Often Confusing But Easily Explained
Life Insurance is designed to take the place of your income should you pass away pre-maturely. Your future income is lost and there needs to be a lump sum present value of dollars to replace that future lost cash flow. There are two types of life insurance - permanent and term. Neither type is right for everyone and it is important to determine how much coverage you need before figuring out which type of insurance to own. Permanent insurance lasts until the day that you die. It is analogous to owning a home. There are higher initial payments but ownership of the product. Term Insurance is like renting an apartment. Lower initial payments but eventually higher payments and no ownership of the product until death. If you need insurance until you die then permanent insurance is the only solution. If you need life insurance coverage only during the high risk period of your life than term insurance is the answer. This higher risk time period might be while your kids are young, while you are saving for college and retirement, and when you have a mortgage payment that must be met for the next 15 to 30 years.
"There are two types of life insurance - permanent and term. Neither type is right for everyone and it is important to determine how much
coverage you need before deciding on which type of insurance to own."

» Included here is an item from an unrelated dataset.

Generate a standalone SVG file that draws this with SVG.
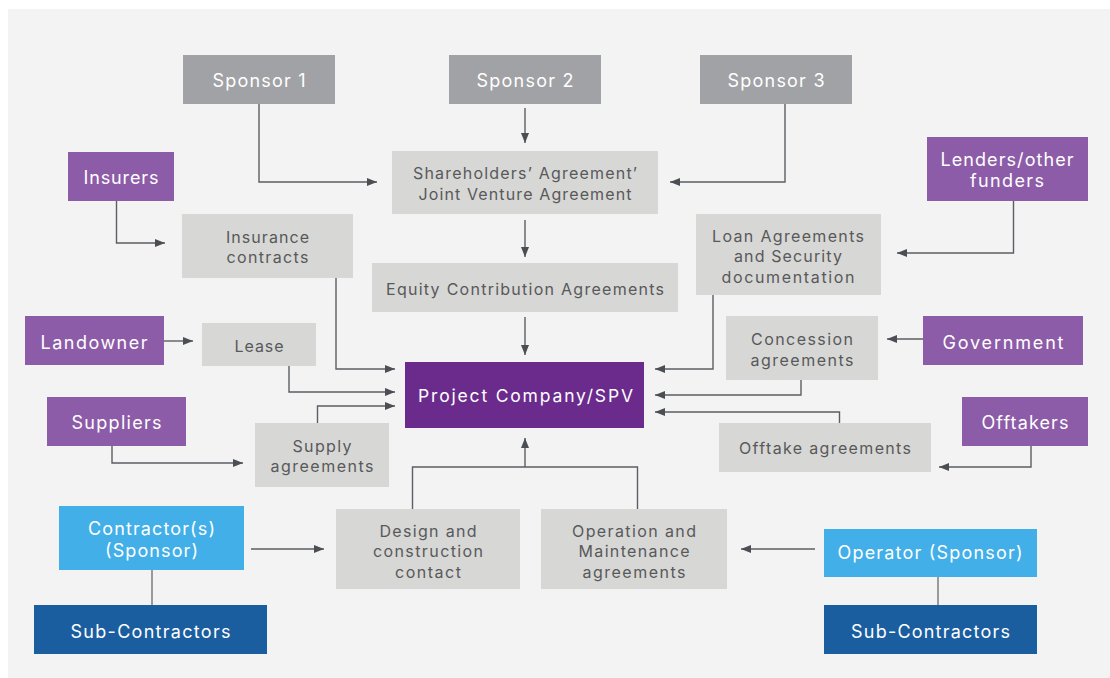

The main types of term insurance include level-premium products whereby the premiums stay the same for 10,15,20, or even 30 years. There is also a term product whereby the premium increases every year as you get older. This is known as YRT or Yearly Renewable Term. The permanent type of life insurance include universal life, variable life, and whole life. There are many variations of each of these type of permanent coverages. One of the more popular types of permanent insurance is the Indexed Universal Life product or IUL. IUL's provide investment return in market like investments with protection from the downside of the market. They also offer permanent life insurance protection. Returns in a well constructed IUL product can return 5-6% after tax returns over the life of the policy and some returns can be even higher.